Listening to Twins games on 50,000-watt WCCO-AM radio around the campfire in northern Minnesota is among Tim Pelton's favorite childhood memories. Pelton's memories of listening to Twins games in recent years are a little less favorable: He commutes regularly between his Owatonna home and Mankato, a relatively short trek that the last couple of years required him to switch stations to hear games during his drive.
So Pelton was among the many Minnesotans who were happy — and for many, a little nostalgic — when the Twins this season returned to WCCO and its strong signal after an 11-year sojourn that took the club's broadcasts first to KSTP-AM and then the past five years to KQGO-FM (GO 96.3), owned by the Pohlad family, which also owns the Twins.
"With WCCO carrying the games again, I can listen to one station the whole time," said Pelton, 58, adding he has finally ditched "the pocket schedules" he carried in his car to seek out local stations broadcasting the games. There are now family camping trips with his wife and children, campfires and Twins games on WCCO.
The return to WCCO feels like coming home to fans of Pelton's generation. WCCO was the first radio home of the Twins when the franchise moved from Washington, D.C., before the 1961 season. Clark Griffith — son of the late Calvin Griffith, the owner who made the decision to move to Minnesota from the nation's capital — said the reputation and commitment of WCCO and major advertiser Hamm's Beer were "very important in the decision" to relocate in the Upper Midwest.

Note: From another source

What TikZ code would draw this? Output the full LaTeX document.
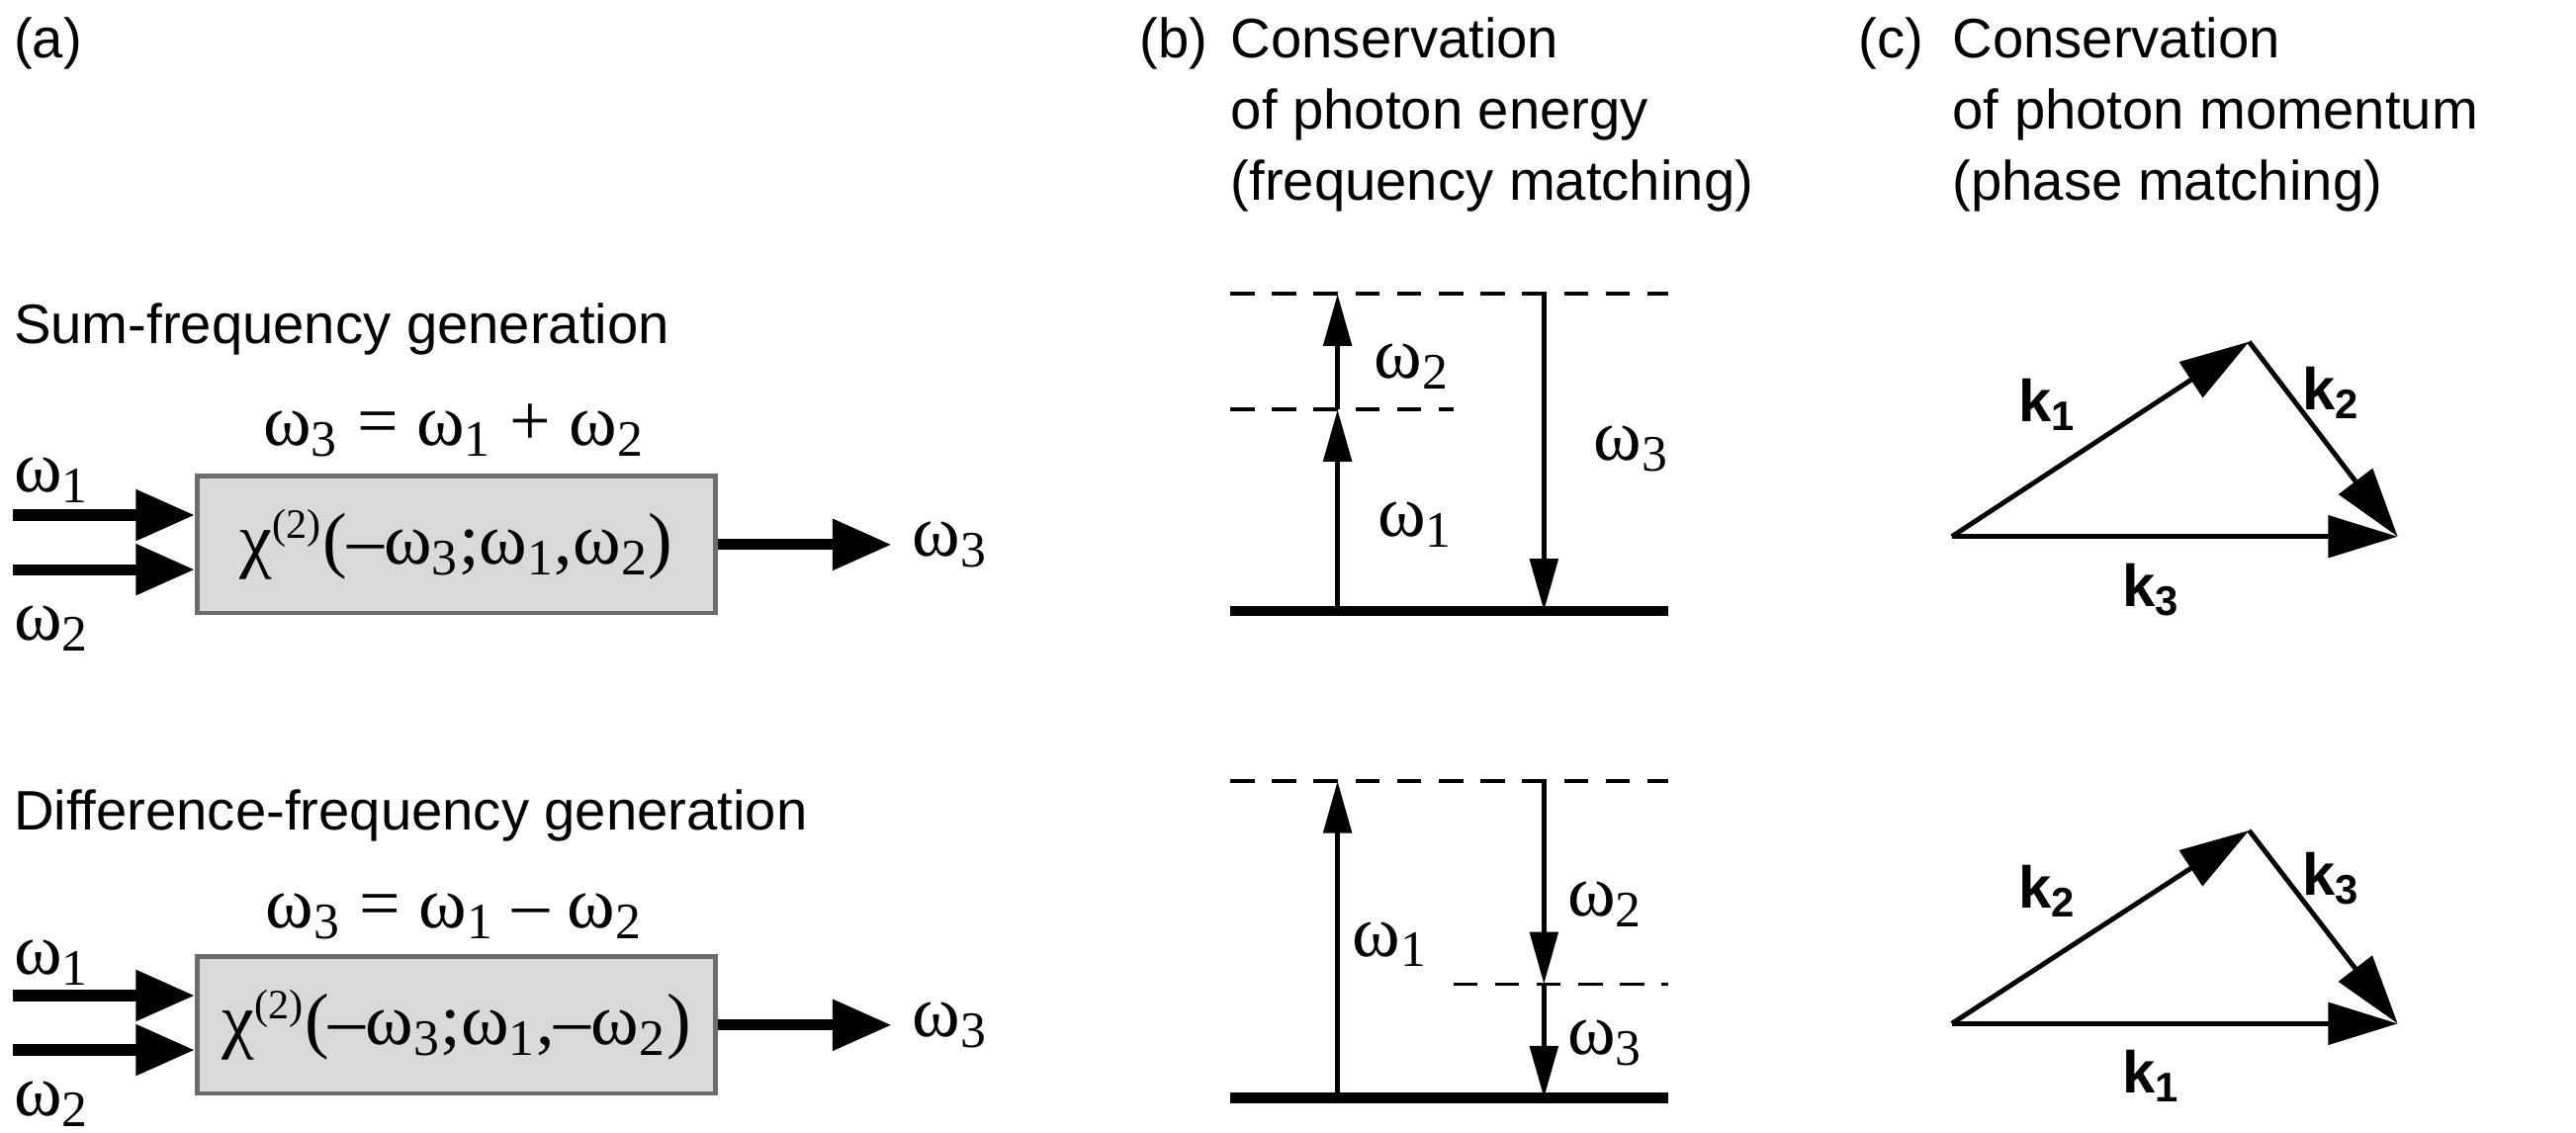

The relationship with WCCO, he said, "was enormous, because they were so dominant in the market, and they also had a great signal" that brought Twins games to at least 13 states and parts of Canada. WCCO, he said, helped the Twins establish a claim to being the major league team of the Upper Midwest.
'The Good Neighbor'
The signal helped build a strong bond between the team and its fans, Twins officials say. Jim Kaat, a star pitcher for the Twins during the 1960s, remembers winter caravans around the Upper Midwest that highlighted the power of the radio station.
"Even if you were out in Pella, Iowa, you would be able to pick up WCCO radio and find out what was going on in the world," Kaat said.
For whatever the reason, WCCO really seemed like "The Good Neighbor," as it billed itself. Maybe it was the quality of the baseball announcers, men such as Bob Wolff, Ray Scott, Herb Carneal and of course Halsey Hall, a character of legendary proportions who once flicked cigar ashes into a press box wastebasket during a broadcast and had flames jumping skyward.